Медсестра игриво укисла его за мочку уха и, выпрямившись, наконец-то отошла. К немыслимому облегчению Спунера, покрывшегося целым табуном крупных мурашек. Что происходит? О чём эта грымза ему толковала? Джек почувствовал, что его всё глубже и глубже засасывают зыбучие пески хитроумно расставленной ловушки. Проклятье, а ну вдруг Норма удумает ночью прийти к нему в палату и… И что? Что она посмеет с ним сделать? Да всё что угодно! У обескураженного Джека второй раз за несколько минут выпали из онемевших пальцев кубики. Дело дрянь. Долго ему не продержаться. А если его раскусят? Тогда вообще кранты. Почему-то Джек ни капли не сомневался, что руководству поликлиники очень не понравится, что в их дела влезлидва посторонних и очень любопытных носа.
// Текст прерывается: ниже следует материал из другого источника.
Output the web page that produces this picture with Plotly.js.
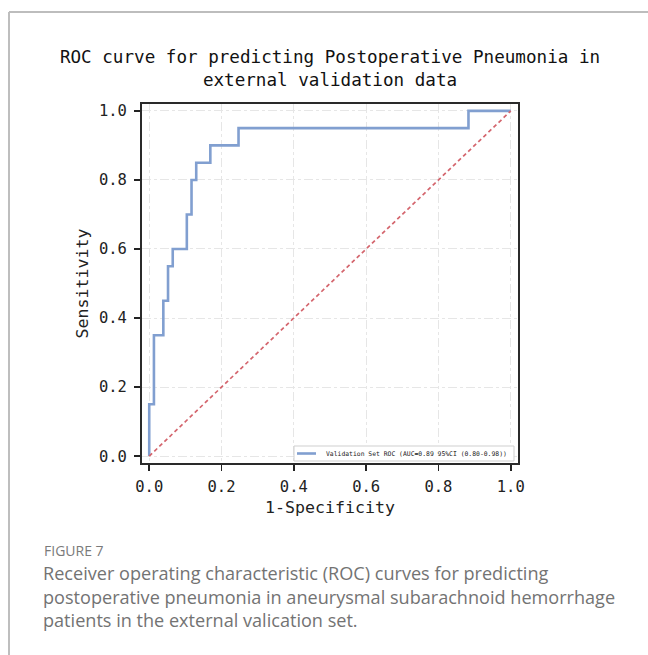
<!DOCTYPE html>
<html>
<head>
<meta charset="utf-8">
<script src="https://cdn.plot.ly/plotly-3.0.1.min.js"></script>
<style>
  html, body { margin: 0; padding: 0; background: #fff; }
  #chart { width: 648px; height: 655px; }
</style>
</head>
<body>
<div id="chart"></div>
<script>
// ROC curve vertices (1-Specificity, Sensitivity)
const fpr = [0.0, 0.0, 0.013, 0.013, 0.039, 0.039, 0.052, 0.052, 0.065, 0.065, 0.104, 0.104, 0.117, 0.117, 0.130, 0.130, 0.169, 0.169, 0.247, 0.247, 0.883, 0.883, 1.0];
const tpr = [0.0, 0.15, 0.15, 0.35, 0.35, 0.45, 0.45, 0.55, 0.55, 0.60, 0.60, 0.70, 0.70, 0.80, 0.80, 0.85, 0.85, 0.90, 0.90, 0.95, 0.95, 1.0, 1.0];
const chanceX = [0, 1];
const chanceY = [0, 1];
const tickVals = [0.0, 0.2, 0.4, 0.6, 0.8, 1.0];
const tickText = ["0.0", "0.2", "0.4", "0.6", "0.8", "1.0"];
const rocName = "Validation Set ROC (AUC=0.89 95%CI (0.80-0.98))";
const titleText = "ROC curve for predicting Postoperative Pneumonia in<br>external validation data";
const xTitle = "1-Specificity";
const yTitle = "Sensitivity";
const figLabel = "FIGURE 7";
const captionText = "Receiver operating characteristic (ROC) curves for predicting<br>postoperative pneumonia in aneurysmal subarachnoid hemorrhage<br>patients in the external valication set.";

const W = 648, H = 655;
const L = 142, R = 518, T = 104, B = 463;
const px2x = p => (p - L) / (R - L);
const px2y = p => (B - p) / (B - T);

const mono = "DejaVu Sans Mono, Liberation Mono, monospace";
const rocColor = "#819fd0";

const traces = [
  {
    x: fpr, y: tpr, type: "scatter", mode: "lines",
    name: rocName, showlegend: false,
    line: { color: rocColor, width: 2.6 },
    hoverinfo: "skip"
  },
  {
    x: chanceX, y: chanceY, type: "scatter", mode: "lines",
    showlegend: false,
    line: { color: "#d4656d", width: 1.7, dash: "4px,3px" },
    hoverinfo: "skip"
  }
];

const axisCommon = {
  range: [-0.02, 1.02],
  tickvals: tickVals, ticktext: tickText,
  ticks: "outside", ticklen: 6, tickwidth: 1.5, tickcolor: "#222",
  showline: true, linecolor: "#2a2a2a", linewidth: 2, mirror: true,
  showgrid: true, gridcolor: "#e6e6e6", gridwidth: 1, griddash: "dashdot",
  zeroline: false,
  tickfont: { family: mono, size: 15.5, color: "#222" },
  fixedrange: true
};

// legend box drawn in pixel positions of the reference
const legX0 = 294, legX1 = 514, legY0 = 446, legY1 = 461;
const legMid = (legY0 + legY1) / 2;

const layout = {
  width: W, height: H,
  paper_bgcolor: "#ffffff", plot_bgcolor: "#ffffff",
  margin: { l: L, r: W - R, t: T, b: H - B, pad: 0 },
  title: {
    text: titleText,
    font: { family: mono, size: 17.6, color: "#111" },
    x: 0.5, xref: "paper", xanchor: "center",
    y: 1 - 63 / H, yref: "container", yanchor: "top"
  },
  xaxis: Object.assign({}, axisCommon, {
    title: { text: xTitle, font: { family: mono, size: 16.6, color: "#222" }, standoff: 7 },
    ticklabelstandoff: 2
  }),
  yaxis: Object.assign({}, axisCommon, {
    title: { text: yTitle, font: { family: mono, size: 16.6, color: "#222" }, standoff: 6 },
    ticklabelstandoff: 4
  }),
  showlegend: false,
  shapes: [
    { type: "line", xref: "paper", yref: "paper",
      x0: px2x(9), x1: px2x(9), y0: px2y(12), y1: px2y(H + 5),
      line: { color: "#a9a9a9", width: 1.5 } },
    { type: "line", xref: "paper", yref: "paper",
      x0: px2x(9), x1: px2x(W + 5), y0: px2y(12), y1: px2y(12),
      line: { color: "#bdbdbd", width: 2 } },
    { type: "rect", xref: "paper", yref: "paper",
      x0: px2x(legX0), x1: px2x(legX1), y0: px2y(legY1), y1: px2y(legY0),
      fillcolor: "#ffffff", line: { color: "#cfcfcf", width: 1 }, layer: "above" },
    { type: "line", xref: "paper", yref: "paper",
      x0: px2x(297), x1: px2x(316), y0: px2y(legMid), y1: px2y(legMid),
      line: { color: rocColor, width: 2.6 }, layer: "above" }
  ],
  annotations: [
    { xref: "paper", yref: "paper", x: px2x(324), y: px2y(legMid),
      xanchor: "left", yanchor: "middle", showarrow: false, align: "left",
      text: rocName, font: { family: mono, size: 6.4, color: "#222" } },
    { xref: "paper", yref: "paper", x: px2x(42), y: px2y(539),
      xanchor: "left", yanchor: "top", showarrow: false, align: "left",
      text: figLabel, font: { family: "Open Sans, Lato, sans-serif", size: 14, color: "#7a7a7a" } },
    { xref: "paper", yref: "paper", x: px2x(41), y: px2y(559),
      xanchor: "left", yanchor: "top", showarrow: false, align: "left",
      text: captionText, font: { family: "Open Sans, Lato, sans-serif", size: 18.1, color: "#737373" } }
  ]
};

Plotly.newPlot("chart", traces, layout, { displayModeBar: false, staticPlot: true });
</script>
</body>
</html>
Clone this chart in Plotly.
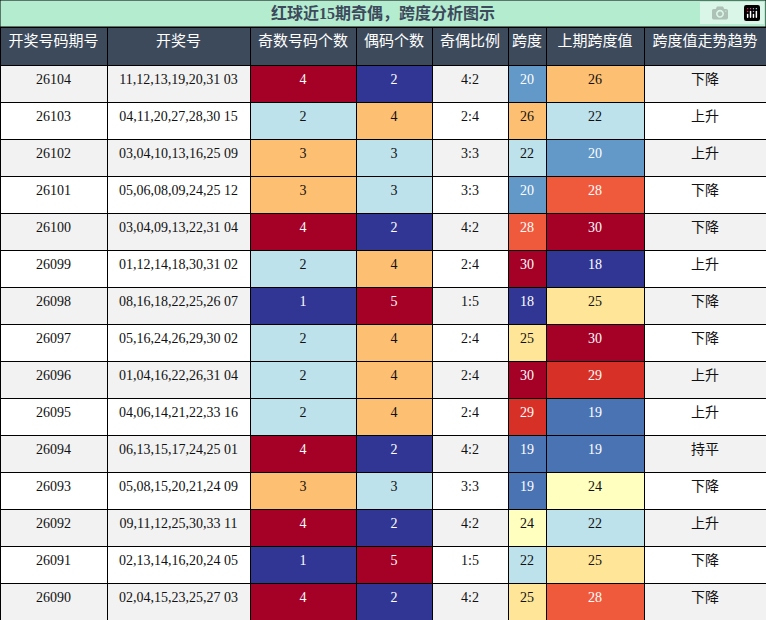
import plotly.graph_objects as go

periods = ["26104", "26103", "26102", "26101", "26100", "26099", "26098", "26097",
           "26096", "26095", "26094", "26093", "26092", "26091", "26090"]
numbers = ["11,12,13,19,20,31 03", "04,11,20,27,28,30 15", "03,04,10,13,16,25 09",
           "05,06,08,09,24,25 12", "03,04,09,13,22,31 04", "01,12,14,18,30,31 02",
           "08,16,18,22,25,26 07", "05,16,24,26,29,30 02", "01,04,16,22,26,31 04",
           "04,06,14,21,22,33 16", "06,13,15,17,24,25 01", "05,08,15,20,21,24 09",
           "09,11,12,25,30,33 11", "02,13,14,16,20,24 05", "02,04,15,23,25,27 03"]
odd_count = [4, 2, 3, 3, 4, 2, 1, 2, 2, 2, 4, 3, 4, 1, 4]
even_count = [2, 4, 3, 3, 2, 4, 5, 4, 4, 4, 2, 3, 2, 5, 2]
span = [20, 26, 22, 20, 28, 30, 18, 25, 30, 29, 19, 19, 24, 22, 25]
prev_span = [26, 22, 20, 28, 30, 18, 25, 30, 29, 19, 19, 24, 22, 25, 28]
trend = ["下降", "上升", "上升", "下降", "下降", "上升", "下降", "下降",
         "上升", "上升", "持平", "下降", "上升", "下降", "下降"]
headers = ["开奖号码期号", "开奖号", "奇数号码个数", "偶码个数", "奇偶比例",
           "跨度", "上期跨度值", "跨度值走势趋势"]

ODD_COLORS = {1: "#313695", 2: "#bde2ec", 3: "#fdbf71", 4: "#a50026", 5: "#a50026"}
EVEN_COLORS = {1: "#313695", 2: "#313695", 3: "#bde2ec", 4: "#fdbf71", 5: "#a50026"}
SPAN_COLORS = {18: "#313695", 19: "#4a73b4", 20: "#6399c8", 22: "#bde2ec", 24: "#ffffbf",
               25: "#fee597", 26: "#fdbf71", 28: "#ef5a3c", 29: "#d73027", 30: "#a50026"}
DARK = {"#313695", "#a50026", "#4a73b4", "#6399c8", "#ef5a3c", "#d73027"}

zebra = ["#f2f2f2" if i % 2 == 0 else "#ffffff" for i in range(len(periods))]
fills = [
    zebra, zebra,
    [ODD_COLORS[v] for v in odd_count],
    [EVEN_COLORS[v] for v in even_count],
    zebra,
    [SPAN_COLORS[v] for v in span],
    [SPAN_COLORS[v] for v in prev_span],
    zebra,
]
font_colors = [["#ffffff" if c in DARK else "#111111" for c in col] for col in fills]

ratio = [f"{o}:{e}" for o, e in zip(odd_count, even_count)]
values = [periods, numbers, odd_count, even_count, ratio, span, prev_span, trend]

FONT = "Liberation Serif, Noto Sans CJK SC"
TITLE_H = 27 / 620

fig = go.Figure(go.Table(
    columnwidth=[107, 143, 106, 76, 76, 38, 98, 122],
    header=dict(
        values=headers,
        fill_color="#3d4a5c",
        line=dict(color="#000000", width=1),
        font=dict(color="white", size=15, family="Noto Sans CJK SC"),
        align="center",
        height=38,
    ),
    cells=dict(
        values=values,
        fill_color=fills,
        line=dict(color="#000000", width=1),
        font=dict(color=font_colors, size=14, family=FONT),
        align="center",
        height=37,
    ),
    domain=dict(x=[0, 1], y=[0, 1 - TITLE_H]),
))

fig.update_layout(
    width=766, height=620,
    margin=dict(l=0, r=0, t=0, b=0),
    paper_bgcolor="white",
    shapes=[dict(type="rect", xref="paper", yref="paper", x0=0, x1=1,
                 y0=1 - TITLE_H, y1=1, fillcolor="#b4ecd0",
                 line=dict(color="#000000", width=1))],
    annotations=[dict(text="<b>红球近15期奇偶，跨度分析图示</b>", xref="paper", yref="paper",
                      x=0.5, y=1 - TITLE_H / 2, yanchor="middle", showarrow=False,
                      font=dict(size=16, color="#3d4a5c", family=FONT))],
)

# drop the browser's default body margin so the figure sits at the page corner
fig.write_html("out.html", post_script="document.body.style.margin='0';")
Джек чуть приподнял голову, обводя нарочито остекленевшим взглядом зал, заполненный одинаково одетыми людьми, у которых на сорок душ вряд ли наберётся больше мозгов, чем сможет уместить голова ребёнка. На миг ему сделалось не по себе. Джеку показалось, что за внешним больничным лоском, за бросающейся в глаза стерильностью кроется нечто странное. Неправильное. Загадочное, безумное, опасное. Словно за брошенной в лицо ловкой рукой фокусника мишурой из доброжелательных улыбок медсестёр и надёжных спин санитаров пряталось что-то зловещее. Атмосфера тревоги и безнадёги незримо окутывала убранство Мерсифэйт. Безумие… Джек чуть не расхохотался. О чём это он, чёрт возьми⁈ Он же торчит в сумасшедшем доме! Как тут ещё должно быть?
Двоякость. Двуличие. Он видит изнанку. Одну сторону медали. Он видит лечебницу взором, доступным многим. А из-за невидимой стороны просачивается, словно гнилостные болотные испарения, аура подавляющего страха, животной паники, бесконечной боли и рвущей душу тоски… Джек судорожно втянул в себя воздух. Эге-гей, да он уже сам начинает рассуждать как заправский псих!